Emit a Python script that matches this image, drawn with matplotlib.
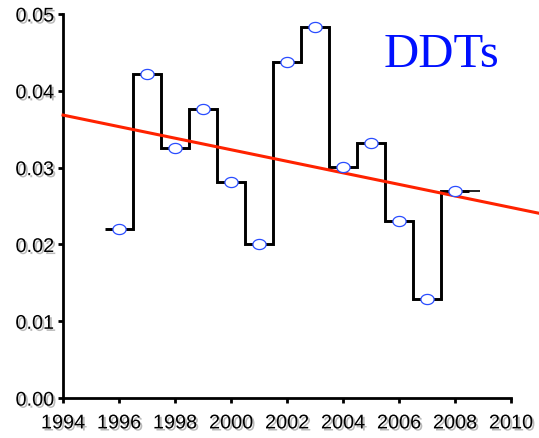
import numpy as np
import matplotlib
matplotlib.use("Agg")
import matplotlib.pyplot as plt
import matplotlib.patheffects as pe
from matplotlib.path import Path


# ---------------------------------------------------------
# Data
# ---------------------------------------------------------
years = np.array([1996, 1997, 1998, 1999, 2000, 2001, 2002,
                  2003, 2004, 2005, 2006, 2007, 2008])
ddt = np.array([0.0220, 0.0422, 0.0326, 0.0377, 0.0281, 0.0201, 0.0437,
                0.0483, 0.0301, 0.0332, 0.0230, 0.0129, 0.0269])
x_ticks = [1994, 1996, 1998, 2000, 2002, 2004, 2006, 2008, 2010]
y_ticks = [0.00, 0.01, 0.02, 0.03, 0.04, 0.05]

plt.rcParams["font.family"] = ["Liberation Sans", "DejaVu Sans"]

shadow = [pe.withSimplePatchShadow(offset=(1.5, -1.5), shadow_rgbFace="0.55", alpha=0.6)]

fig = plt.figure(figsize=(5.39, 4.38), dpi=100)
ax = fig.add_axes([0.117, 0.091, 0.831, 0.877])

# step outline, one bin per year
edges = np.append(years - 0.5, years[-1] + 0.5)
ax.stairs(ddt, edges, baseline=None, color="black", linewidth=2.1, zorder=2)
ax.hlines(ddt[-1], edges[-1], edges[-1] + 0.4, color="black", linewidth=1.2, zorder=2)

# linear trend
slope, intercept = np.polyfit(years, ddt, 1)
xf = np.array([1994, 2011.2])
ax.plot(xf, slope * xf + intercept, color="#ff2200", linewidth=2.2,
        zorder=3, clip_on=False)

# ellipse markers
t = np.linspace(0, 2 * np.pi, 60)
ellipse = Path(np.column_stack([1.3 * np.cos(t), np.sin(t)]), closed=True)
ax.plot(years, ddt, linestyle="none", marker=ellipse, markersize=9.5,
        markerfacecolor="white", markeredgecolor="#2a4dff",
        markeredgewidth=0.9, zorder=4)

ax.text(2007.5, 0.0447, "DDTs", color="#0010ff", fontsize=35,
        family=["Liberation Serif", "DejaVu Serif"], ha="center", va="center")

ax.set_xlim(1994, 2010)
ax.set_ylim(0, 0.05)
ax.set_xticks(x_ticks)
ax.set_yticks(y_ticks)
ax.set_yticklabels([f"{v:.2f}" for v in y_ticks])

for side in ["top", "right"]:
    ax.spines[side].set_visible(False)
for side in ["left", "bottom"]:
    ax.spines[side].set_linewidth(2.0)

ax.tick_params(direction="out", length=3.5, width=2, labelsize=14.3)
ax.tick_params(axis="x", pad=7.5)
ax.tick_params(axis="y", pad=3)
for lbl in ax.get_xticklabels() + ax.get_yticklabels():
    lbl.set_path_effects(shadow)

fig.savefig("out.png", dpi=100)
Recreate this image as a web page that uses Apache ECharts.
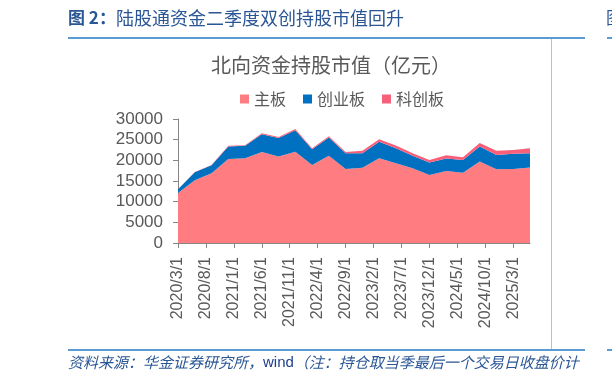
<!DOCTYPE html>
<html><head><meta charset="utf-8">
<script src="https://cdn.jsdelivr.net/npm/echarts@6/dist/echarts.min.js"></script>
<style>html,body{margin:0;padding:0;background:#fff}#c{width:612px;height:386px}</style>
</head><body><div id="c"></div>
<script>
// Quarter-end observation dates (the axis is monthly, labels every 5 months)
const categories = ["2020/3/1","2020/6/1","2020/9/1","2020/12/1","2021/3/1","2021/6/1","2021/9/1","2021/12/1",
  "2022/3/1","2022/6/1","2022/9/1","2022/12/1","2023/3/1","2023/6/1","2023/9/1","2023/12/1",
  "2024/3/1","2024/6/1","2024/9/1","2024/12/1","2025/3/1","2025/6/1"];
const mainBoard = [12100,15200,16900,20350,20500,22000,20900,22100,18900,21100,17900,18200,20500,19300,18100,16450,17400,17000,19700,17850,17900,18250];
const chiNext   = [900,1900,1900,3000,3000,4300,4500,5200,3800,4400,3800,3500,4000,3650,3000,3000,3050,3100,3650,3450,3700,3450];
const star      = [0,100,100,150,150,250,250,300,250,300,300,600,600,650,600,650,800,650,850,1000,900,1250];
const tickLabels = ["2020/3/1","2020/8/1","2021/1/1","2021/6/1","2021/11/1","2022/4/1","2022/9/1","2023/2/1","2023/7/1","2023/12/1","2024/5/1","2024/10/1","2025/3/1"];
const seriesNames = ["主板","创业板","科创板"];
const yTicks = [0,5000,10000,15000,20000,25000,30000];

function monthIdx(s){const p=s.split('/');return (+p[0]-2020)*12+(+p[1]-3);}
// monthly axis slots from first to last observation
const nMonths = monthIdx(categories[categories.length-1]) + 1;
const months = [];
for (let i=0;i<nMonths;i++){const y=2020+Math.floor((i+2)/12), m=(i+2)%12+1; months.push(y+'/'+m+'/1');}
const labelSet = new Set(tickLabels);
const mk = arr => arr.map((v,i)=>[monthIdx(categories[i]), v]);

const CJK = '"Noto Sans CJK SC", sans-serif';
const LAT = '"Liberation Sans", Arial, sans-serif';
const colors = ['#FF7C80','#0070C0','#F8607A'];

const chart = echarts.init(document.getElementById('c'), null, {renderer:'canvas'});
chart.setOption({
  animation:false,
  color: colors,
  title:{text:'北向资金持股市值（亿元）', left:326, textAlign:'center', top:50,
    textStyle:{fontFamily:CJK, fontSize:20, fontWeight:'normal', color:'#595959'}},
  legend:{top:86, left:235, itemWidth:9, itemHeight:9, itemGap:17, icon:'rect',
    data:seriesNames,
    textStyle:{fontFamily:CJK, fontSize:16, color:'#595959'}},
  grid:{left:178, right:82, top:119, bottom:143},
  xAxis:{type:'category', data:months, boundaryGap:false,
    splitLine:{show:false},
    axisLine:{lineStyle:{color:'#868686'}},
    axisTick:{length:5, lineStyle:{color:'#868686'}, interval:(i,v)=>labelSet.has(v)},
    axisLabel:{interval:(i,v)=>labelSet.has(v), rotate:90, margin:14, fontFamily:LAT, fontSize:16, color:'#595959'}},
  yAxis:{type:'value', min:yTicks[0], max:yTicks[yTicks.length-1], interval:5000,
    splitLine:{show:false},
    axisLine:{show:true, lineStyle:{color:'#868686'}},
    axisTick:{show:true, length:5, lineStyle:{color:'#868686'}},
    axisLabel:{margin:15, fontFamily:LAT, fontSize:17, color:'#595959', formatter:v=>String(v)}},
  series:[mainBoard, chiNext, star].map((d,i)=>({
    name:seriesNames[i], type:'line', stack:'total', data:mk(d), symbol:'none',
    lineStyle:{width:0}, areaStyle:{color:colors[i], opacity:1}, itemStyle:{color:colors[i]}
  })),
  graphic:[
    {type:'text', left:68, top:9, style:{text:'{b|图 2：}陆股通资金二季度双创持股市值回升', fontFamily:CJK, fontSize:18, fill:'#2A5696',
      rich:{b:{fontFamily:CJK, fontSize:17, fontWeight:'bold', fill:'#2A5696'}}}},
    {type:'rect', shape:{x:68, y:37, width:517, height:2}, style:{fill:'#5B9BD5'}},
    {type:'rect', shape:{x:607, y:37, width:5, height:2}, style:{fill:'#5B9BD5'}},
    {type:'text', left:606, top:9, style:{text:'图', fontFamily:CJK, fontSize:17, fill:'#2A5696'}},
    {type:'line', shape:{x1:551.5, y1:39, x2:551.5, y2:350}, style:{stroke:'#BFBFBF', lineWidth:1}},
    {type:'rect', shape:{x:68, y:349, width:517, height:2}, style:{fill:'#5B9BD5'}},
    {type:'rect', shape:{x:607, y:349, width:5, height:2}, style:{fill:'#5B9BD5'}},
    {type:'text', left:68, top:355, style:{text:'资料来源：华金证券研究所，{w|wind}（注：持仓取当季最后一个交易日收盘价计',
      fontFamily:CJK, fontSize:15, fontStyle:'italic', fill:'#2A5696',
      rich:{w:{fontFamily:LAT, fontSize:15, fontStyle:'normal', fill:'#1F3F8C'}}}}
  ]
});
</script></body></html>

- _THE EXERCISE_: Nothing but the lines from the start of the records above through the line with "zorder=3, clip_on=False)" should be retyped, each exactly as written; leave out all pictures.

- _THE COMPLETED TASK_:
Emit a Python script that matches this image, drawn with matplotlib.
import numpy as np
import matplotlib
matplotlib.use("Agg")
import matplotlib.pyplot as plt
import matplotlib.patheffects as pe
from matplotlib.path import Path


# ---------------------------------------------------------
# Data
# ---------------------------------------------------------
years = np.array([1996, 1997, 1998, 1999, 2000, 2001, 2002,
                  2003, 2004, 2005, 2006, 2007, 2008])
ddt = np.array([0.0220, 0.0422, 0.0326, 0.0377, 0.0281, 0.0201, 0.0437,
                0.0483, 0.0301, 0.0332, 0.0230, 0.0129, 0.0269])
x_ticks = [1994, 1996, 1998, 2000, 2002, 2004, 2006, 2008, 2010]
y_ticks = [0.00, 0.01, 0.02, 0.03, 0.04, 0.05]

plt.rcParams["font.family"] = ["Liberation Sans", "DejaVu Sans"]

shadow = [pe.withSimplePatchShadow(offset=(1.5, -1.5), shadow_rgbFace="0.55", alpha=0.6)]

fig = plt.figure(figsize=(5.39, 4.38), dpi=100)
ax = fig.add_axes([0.117, 0.091, 0.831, 0.877])

# step outline, one bin per year
edges = np.append(years - 0.5, years[-1] + 0.5)
ax.stairs(ddt, edges, baseline=None, color="black", linewidth=2.1, zorder=2)
ax.hlines(ddt[-1], edges[-1], edges[-1] + 0.4, color="black", linewidth=1.2, zorder=2)

# linear trend
slope, intercept = np.polyfit(years, ddt, 1)
xf = np.array([1994, 2011.2])
ax.plot(xf, slope * xf + intercept, color="#ff2200", linewidth=2.2,
        zorder=3, clip_on=False)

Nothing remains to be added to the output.